The report identifies a promising trend: the rise of what the World Bank calls “micro AI” – simple, affordable applications designed for common devices such as smartphones.
These solutions are already being used in key sectors such as education, health and agriculture. Teachers, nurses and farmers in countries such as India, Nigeria, Egypt and the Philippines are using AI as a “collaborator” that increases work efficiency, without replacing the human role. The World Bank emphasizes that to truly benefit from artificial intelligence, governments must invest in four fundamental pillars, known as the “4Cs”: Connectivity – affordable internet, sustainable energy and digital devices Compute – servers, data centres and cloud services Context – local data and content, in national languages and realities Competency – digital knowledge and skills to use AI Without these foundations, the report warns, AI adoption will remain limited and unequal.
Impact on the labor market
The report notes that demand for AI-related skills is growing faster in middle-income countries than in rich countries. However, a lack of quality training programs and brain drain are limiting the long-term potential.

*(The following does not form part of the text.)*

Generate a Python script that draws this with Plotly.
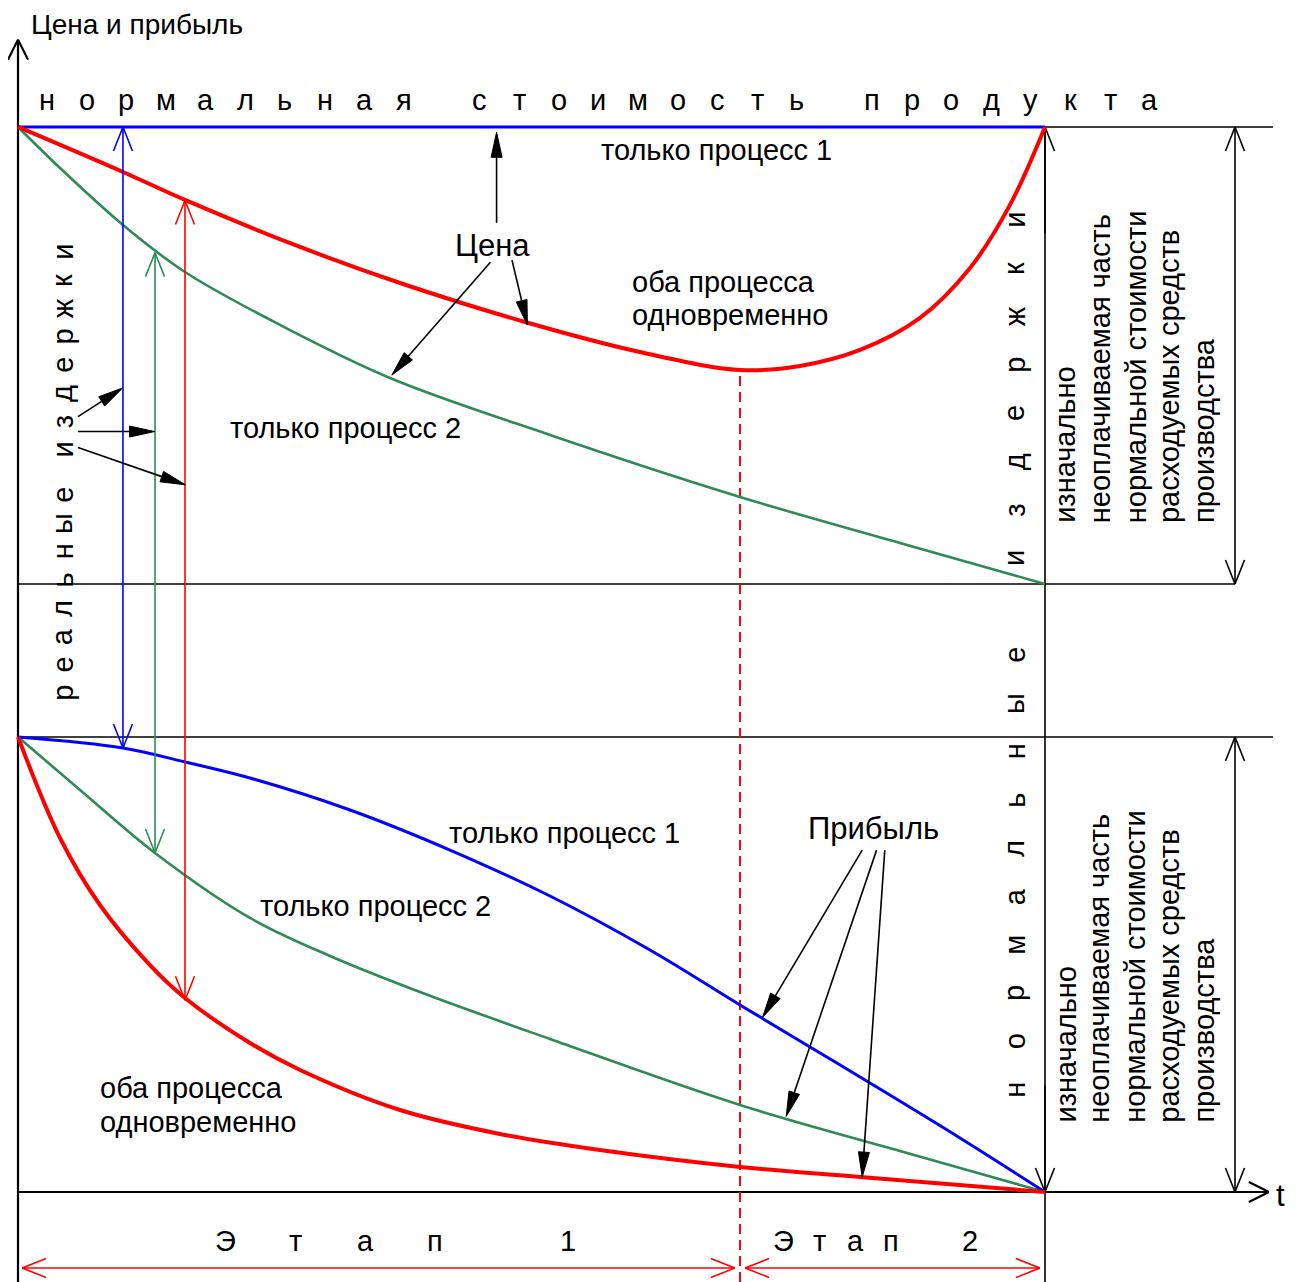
import plotly.graph_objects as go

# ---------------- data (t: time 0..100, v: value, normal cost = 100) ----------------
price_p1_t = [0, 100]
price_p1_v = [100, 100]
price_both_t = [0, 10.22, 16.26, 27.46, 37.20, 49.37, 60.56, 70.30, 76.14, 81.99, 87.83, 92.70, 96.59, 100]
price_both_v = [100, 95.77, 93.15, 88.73, 85.35, 81.69, 78.87, 77.18, 77.56, 79.06, 82.07, 86.76, 92.68, 100]
price_p2_t = [0, 4.09, 10.22, 16.26, 25.51, 36.22, 51.80, 70.30, 85.88, 100]
price_p2_v = [100, 96.15, 90.80, 86.38, 81.41, 76.43, 71.08, 65.26, 60.94, 57.09]

profit_p1_t = [0, 10.22, 16.26, 22.59, 32.33, 42.06, 51.80, 61.54, 70.30, 77.12, 82.96, 91.72, 100]
profit_p1_v = [42.72, 41.69, 40.38, 38.87, 35.87, 32.11, 27.79, 22.72, 17.56, 13.62, 10.23, 5.07, 0]
profit_p2_t = [0, 6.04, 13.34, 22.59, 30.38, 39.14, 51.80, 70.30, 85.88, 100]
profit_p2_v = [42.72, 37.75, 31.83, 25.73, 22.16, 18.78, 14.37, 8.17, 3.85, 0]
profit_both_t = [0, 4.09, 7.98, 12.85, 16.26, 22.59, 27.46, 37.20, 46.93, 56.67, 70.30, 81.99, 100]
profit_both_v = [42.72, 33.24, 26.95, 21.31, 18.22, 13.99, 11.46, 7.70, 5.45, 3.94, 2.35, 1.41, 0]

NORMAL_COST = 100.0      # нормальная стоимость продукта
REAL_COST_END = 57.09    # конечная цена (только процесс 2)
NORMAL_PROFIT = 42.72    # начальная прибыль
T_END = 100.0            # конец этапа 2
T_STAGE = 70.30          # граница этапов (минимум цены)

# ---------------- layout helpers ----------------
W, H = 1288, 1274
X_RANGE = [-0.974, 124.44]
Y_RANGE = [-8.451, 111.17]
SX = W / (X_RANGE[1] - X_RANGE[0])
SY = H / (Y_RANGE[1] - Y_RANGE[0])

RED = '#ff0000'
BLUE = '#0000ff'
GREEN = '#2e8b57'
BLACK = '#000000'
FONT = 'Liberation Sans, Arial, sans-serif'
FS = 29

fig = go.Figure()


def lines(segs, color, width, dash=None):
    xs, ys = [], []
    for (x0, y0, x1, y1) in segs:
        xs += [x0, x1, None]
        ys += [y0, y1, None]
    fig.add_trace(go.Scatter(x=xs, y=ys, mode='lines', hoverinfo='skip', showlegend=False,
                             line=dict(color=color, width=width, dash=dash)))


def head(tail, tip, length, half):
    dx = (tip[0] - tail[0]) * SX
    dy = (tip[1] - tail[1]) * SY
    n = (dx * dx + dy * dy) ** 0.5
    ux, uy = dx / n, dy / n
    px, py = -uy, ux
    a = (tip[0] + (-ux * length + px * half) / SX, tip[1] + (-uy * length + py * half) / SY)
    b = (tip[0] + (-ux * length - px * half) / SX, tip[1] + (-uy * length - py * half) / SY)
    return a, b


def open_arrow(tail, tip, color, width, both=False, length=24, half=9.5):
    segs = [(tail[0], tail[1], tip[0], tip[1])]
    ends = [(tail, tip)] + ([(tip, tail)] if both else [])
    for tl, tp in ends:
        a, b = head(tl, tp, length, half)
        segs.append((a[0], a[1], tp[0], tp[1]))
        segs.append((tp[0], tp[1], b[0], b[1]))
    lines(segs, color, width)


def filled_arrow(tail, tip, width=1.6, length=25, half=5.5):
    a, b = head(tail, tip, length, half)
    mid = ((a[0] + b[0]) / 2, (a[1] + b[1]) / 2)
    lines([(tail[0], tail[1], mid[0], mid[1])], BLACK, width)
    fig.add_trace(go.Scatter(x=[a[0], tip[0], b[0], a[0]], y=[a[1], tip[1], b[1], a[1]],
                             mode='lines', fill='toself', fillcolor=BLACK, hoverinfo='skip',
                             line=dict(color=BLACK, width=1), showlegend=False))


def curve(t, v, color, width):
    fig.add_trace(go.Scatter(x=t, y=v, mode='lines', hoverinfo='skip', showlegend=False,
                             line=dict(color=color, width=width, shape='spline', smoothing=1.0)))


def label(text, x, y, size=FS, xanchor='center', yanchor='middle', angle=0, align='left'):
    fig.add_annotation(x=x, y=y, text=text, showarrow=False, xanchor=xanchor, yanchor=yanchor,
                       textangle=angle, align=align,
                       font=dict(family=FONT, size=size, color=BLACK))


def spaced(text, start, end, fixed, vertical=False, space=1.0, size=FS):
    units, pos = 0.0, []
    for i, ch in enumerate(text):
        if i > 0:
            units += space if ch == ' ' else 1.0
        pos.append(units)
    for ch, u in zip(text, pos):
        if ch == ' ':
            continue
        c = start + (end - start) * u / units
        if vertical:
            label(ch, fixed, c, size=size, angle=-90)
        else:
            label(ch, c, fixed, size=size)


# ---------------- structure ----------------
lines([(0, NORMAL_COST, 122.2, NORMAL_COST),
       (0, REAL_COST_END, 118.5, REAL_COST_END),
       (0, NORMAL_PROFIT, 122.2, NORMAL_PROFIT),
       (T_END, Y_RANGE[0], T_END, NORMAL_COST)], BLACK, 1.6)
open_arrow((0, Y_RANGE[0]), (0, 108.2), BLACK, 2.2, length=20, half=10)
open_arrow((0, 0), (121.8, 0), BLACK, 2.2, length=20, half=10)
# arrows on the t = end line
open_arrow((T_END, 90), (T_END, NORMAL_COST), BLACK, 1.6)
open_arrow((T_END, 10), (T_END, 0), BLACK, 1.6)
# right-side dimension arrows
open_arrow((118.5, REAL_COST_END), (118.5, NORMAL_COST), BLACK, 1.6, both=True)
open_arrow((118.5, 0), (118.5, NORMAL_PROFIT), BLACK, 1.6, both=True)

# dashed stage boundary
lines([(T_STAGE, Y_RANGE[0], T_STAGE, 77.2)], RED, 2, dash='10px,6px')

# stage arrows
open_arrow((0.4, -7.14), (69.8, -7.14), RED, 1.6, both=True)
open_arrow((70.8, -7.14), (99.5, -7.14), RED, 1.6, both=True)

# ---------------- curves ----------------
curve(price_p2_t, price_p2_v, GREEN, 2.6)
curve(price_p1_t, price_p1_v, BLUE, 3)
curve(price_both_t, price_both_v, RED, 4)
curve(profit_p2_t, profit_p2_v, GREEN, 2.6)
curve(profit_p1_t, profit_p1_v, BLUE, 3)
curve(profit_both_t, profit_both_v, RED, 4)

# real cost dimension arrows (price -> profit)
open_arrow((10.22, 41.69), (10.22, 100), BLUE, 1.6, both=True)
open_arrow((13.34, 31.83), (13.34, 88.2), GREEN, 1.6, both=True)
open_arrow((16.26, 18.0), (16.26, 93.1), RED, 1.6, both=True)

# pointer arrows
for tail, tip in [((46.6, 91.0), (46.6, 99.5)),
                  ((48.1, 87.5), (49.6, 81.4)),
                  ((46.0, 87.3), (36.4, 76.7)),
                  ((5.84, 72.8), (10.2, 75.5)),
                  ((5.84, 71.4), (13.3, 71.4)),
                  ((5.84, 69.9), (16.3, 66.4)),
                  ((82.2, 32.1), (72.5, 16.4)),
                  ((83.6, 32.1), (74.8, 7.1)),
                  ((84.4, 32.1), (82.2, 1.4))]:
    filled_arrow(tail, tip)

# ---------------- text ----------------
label('Цена и прибыль', 1.1, 109.6, size=28, xanchor='left')
spaced('нормальная стоимость продукта', 2.82, 110.2, 102.5, space=0.9)
label('только процесс 1', 67.97, 97.85)
label('Цена', 46.25, 88.9, size=31)
label('оба процесса', 59.6, 85.4, xanchor='left')
label('одновременно', 59.6, 82.3, xanchor='left')
label('только процесс 2', 20.45, 71.75, xanchor='left')
label('только процесс 1', 41.8, 33.7, xanchor='left')
label('Прибыль', 76.7, 34.15, xanchor='left', size=31)
label('только процесс 2', 23.4, 26.9, xanchor='left')
label('оба процесса', 7.8, 9.8, xanchor='left')
label('одновременно', 7.8, 6.6, xanchor='left')
label('t', 122.95, -0.3, size=31, xanchor='center')

spaced('реальные издержки', 46.85, 88.26, 4.35, vertical=True, space=0.6)
spaced('нормальные издержки', 9.58, 91.27, 97.05, vertical=True, space=1.0)

spaced('Этап 1', 20.16, 53.55, -4.6, space=0.9)
spaced('Этап 2', 74.5, 92.7, -4.6, space=1.2)

block = ['изначально', 'неоплачиваемая часть', 'нормальной стоимости',
         'расходуемых средств', 'производства']
block_x = [102.0, 105.3, 108.8, 112.1, 115.5]
for line_text, bx in zip(block, block_x):
    label(line_text, bx, 62.6, angle=-90, yanchor='bottom')
    label(line_text, bx, 6.3, angle=-90, yanchor='bottom')

fig.update_layout(width=W, height=H, margin=dict(l=0, r=0, t=0, b=0), autosize=False,
                  paper_bgcolor='white', plot_bgcolor='white', showlegend=False,
                  xaxis=dict(range=X_RANGE, visible=False, fixedrange=True),
                  yaxis=dict(range=Y_RANGE, visible=False, fixedrange=True))

fig.write_html("out.html")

At the same time, artificial intelligence can automate routine tasks and put pressure on wages, especially in service and administrative professions, increasing the risk of labor market polarization.
The World Bank calls on governments to act quickly and strategically, tailoring investments in AI to each country's level of readiness. Priorities should include expanding the internet, securing computing capacity, reforming education, and policies for the responsible use of artificial intelligence.
“AI represents a defining moment for global development,” the report says. “With the right policies, it can create inclusive growth. Without them, it risks becoming a new source of inequality.”